### Aim:
Reproduce every record exactly as it appears, but not the pictures.
--- BEGIN The records ---
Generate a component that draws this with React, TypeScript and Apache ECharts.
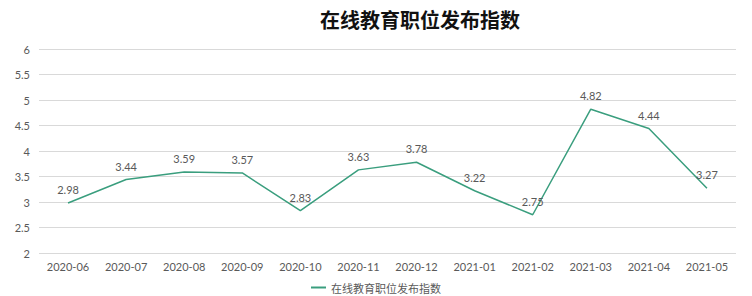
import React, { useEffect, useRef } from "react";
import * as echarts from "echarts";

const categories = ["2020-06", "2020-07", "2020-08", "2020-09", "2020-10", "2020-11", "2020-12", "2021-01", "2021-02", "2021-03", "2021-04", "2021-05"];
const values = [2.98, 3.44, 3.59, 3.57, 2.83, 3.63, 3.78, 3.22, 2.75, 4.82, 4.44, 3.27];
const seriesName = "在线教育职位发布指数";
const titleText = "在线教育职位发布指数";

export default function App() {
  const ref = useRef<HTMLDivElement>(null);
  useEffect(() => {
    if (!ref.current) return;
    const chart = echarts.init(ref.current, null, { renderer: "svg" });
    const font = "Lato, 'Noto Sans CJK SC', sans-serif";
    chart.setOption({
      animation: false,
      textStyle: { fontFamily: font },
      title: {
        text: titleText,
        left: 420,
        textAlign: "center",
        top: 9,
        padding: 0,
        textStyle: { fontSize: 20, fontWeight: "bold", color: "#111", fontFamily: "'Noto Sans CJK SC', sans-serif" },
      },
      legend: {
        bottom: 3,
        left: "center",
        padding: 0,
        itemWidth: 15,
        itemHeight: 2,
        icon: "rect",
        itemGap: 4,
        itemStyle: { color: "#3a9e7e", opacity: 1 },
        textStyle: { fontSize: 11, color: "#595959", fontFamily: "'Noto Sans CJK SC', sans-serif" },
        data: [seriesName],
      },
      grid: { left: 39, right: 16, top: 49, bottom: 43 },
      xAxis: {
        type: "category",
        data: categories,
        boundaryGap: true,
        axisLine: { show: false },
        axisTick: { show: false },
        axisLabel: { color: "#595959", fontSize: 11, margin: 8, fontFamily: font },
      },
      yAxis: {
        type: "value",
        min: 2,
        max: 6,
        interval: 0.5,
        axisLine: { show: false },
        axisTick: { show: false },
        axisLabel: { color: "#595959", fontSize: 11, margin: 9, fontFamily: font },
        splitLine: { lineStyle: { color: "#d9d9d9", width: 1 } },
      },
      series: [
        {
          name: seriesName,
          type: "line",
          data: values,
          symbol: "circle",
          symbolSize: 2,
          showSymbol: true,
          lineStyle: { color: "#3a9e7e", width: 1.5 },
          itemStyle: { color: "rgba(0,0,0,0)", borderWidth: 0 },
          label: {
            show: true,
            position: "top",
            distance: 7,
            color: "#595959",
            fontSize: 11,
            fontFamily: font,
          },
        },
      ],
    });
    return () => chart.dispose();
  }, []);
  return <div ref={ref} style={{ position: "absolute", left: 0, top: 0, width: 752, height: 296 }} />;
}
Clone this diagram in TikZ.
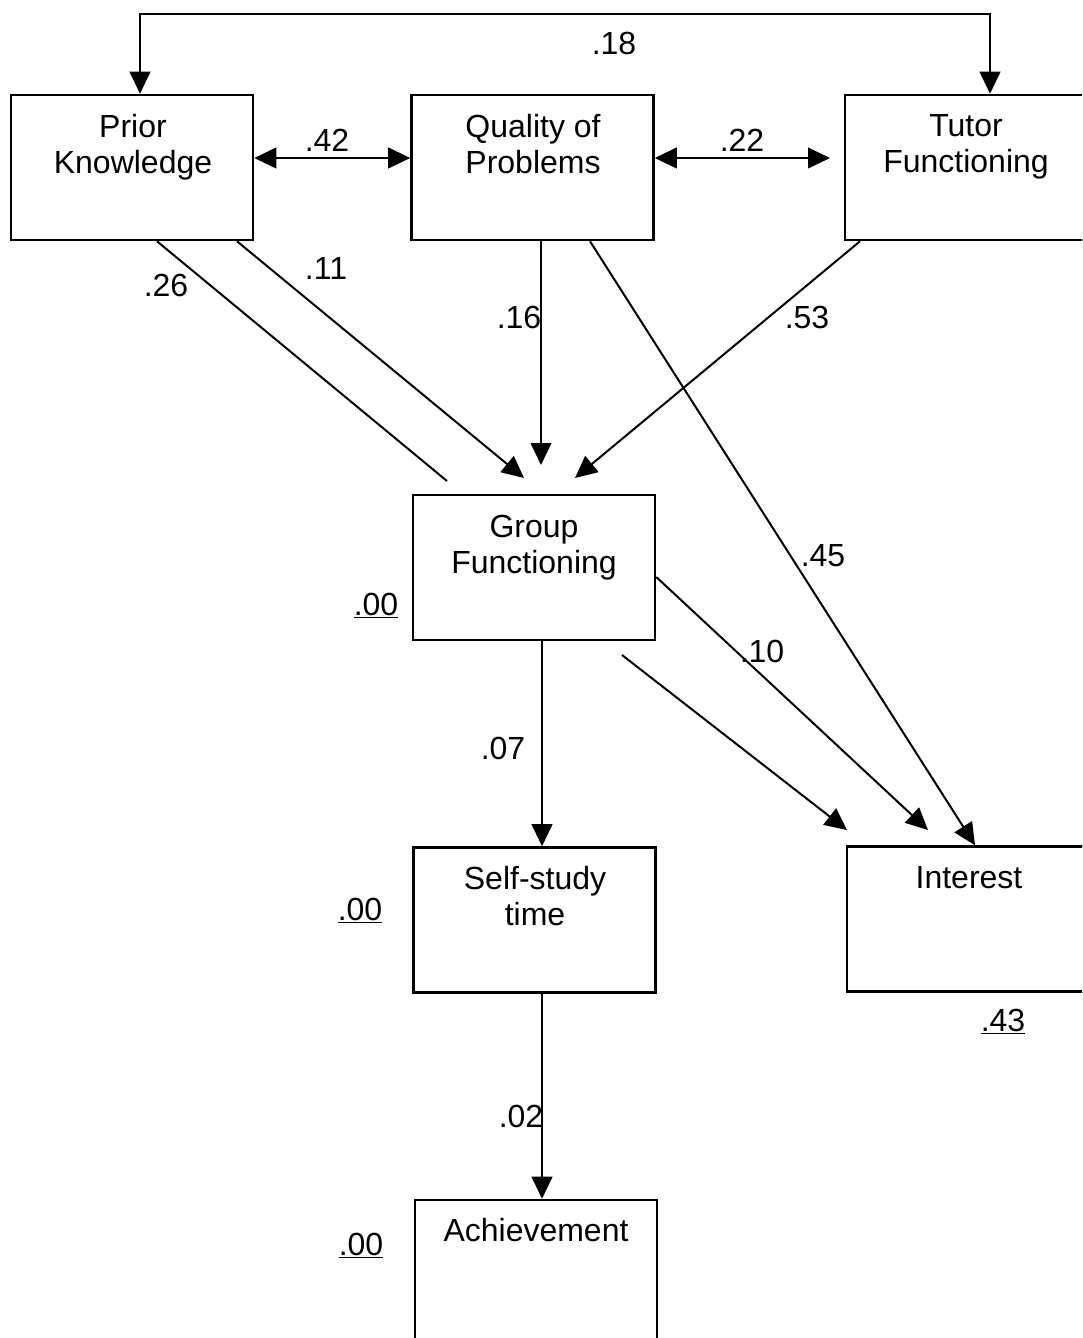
--- END The records ---
### Task solution:
Generate a component that draws this with React, TypeScript and Apache ECharts.
import React, { useEffect, useRef } from "react";
import * as echarts from "echarts";

const categories = ["2020-06", "2020-07", "2020-08", "2020-09", "2020-10", "2020-11", "2020-12", "2021-01", "2021-02", "2021-03", "2021-04", "2021-05"];
const values = [2.98, 3.44, 3.59, 3.57, 2.83, 3.63, 3.78, 3.22, 2.75, 4.82, 4.44, 3.27];
const seriesName = "在线教育职位发布指数";
const titleText = "在线教育职位发布指数";

export default function App() {
  const ref = useRef<HTMLDivElement>(null);
  useEffect(() => {
    if (!ref.current) return;
    const chart = echarts.init(ref.current, null, { renderer: "svg" });
    const font = "Lato, 'Noto Sans CJK SC', sans-serif";
    chart.setOption({
      animation: false,
      textStyle: { fontFamily: font },
      title: {
        text: titleText,
        left: 420,
        textAlign: "center",
        top: 9,
        padding: 0,
        textStyle: { fontSize: 20, fontWeight: "bold", color: "#111", fontFamily: "'Noto Sans CJK SC', sans-serif" },
      },
      legend: {
        bottom: 3,
        left: "center",
        padding: 0,
        itemWidth: 15,
        itemHeight: 2,
        icon: "rect",
        itemGap: 4,
        itemStyle: { color: "#3a9e7e", opacity: 1 },
        textStyle: { fontSize: 11, color: "#595959", fontFamily: "'Noto Sans CJK SC', sans-serif" },
        data: [seriesName],
      },
      grid: { left: 39, right: 16, top: 49, bottom: 43 },
      xAxis: {
        type: "category",
        data: categories,
        boundaryGap: true,
        axisLine: { show: false },
        axisTick: { show: false },
        axisLabel: { color: "#595959", fontSize: 11, margin: 8, fontFamily: font },
      },
      yAxis: {
        type: "value",
        min: 2,
        max: 6,
        interval: 0.5,
        axisLine: { show: false },
        axisTick: { show: false },
        axisLabel: { color: "#595959", fontSize: 11, margin: 9, fontFamily: font },
        splitLine: { lineStyle: { color: "#d9d9d9", width: 1 } },
      },
      series: [
        {
          name: seriesName,
          type: "line",
          data: values,
          symbol: "circle",
          symbolSize: 2,
          showSymbol: true,
          lineStyle: { color: "#3a9e7e", width: 1.5 },
          itemStyle: { color: "rgba(0,0,0,0)", borderWidth: 0 },
          label: {
            show: true,
            position: "top",
            distance: 7,
            color: "#595959",
            fontSize: 11,
            fontFamily: font,
          },
        },
      ],
    });
    return () => chart.dispose();
  }, []);
  return <div ref={ref} style={{ position: "absolute", left: 0, top: 0, width: 752, height: 296 }} />;
}
Clone this diagram in TikZ.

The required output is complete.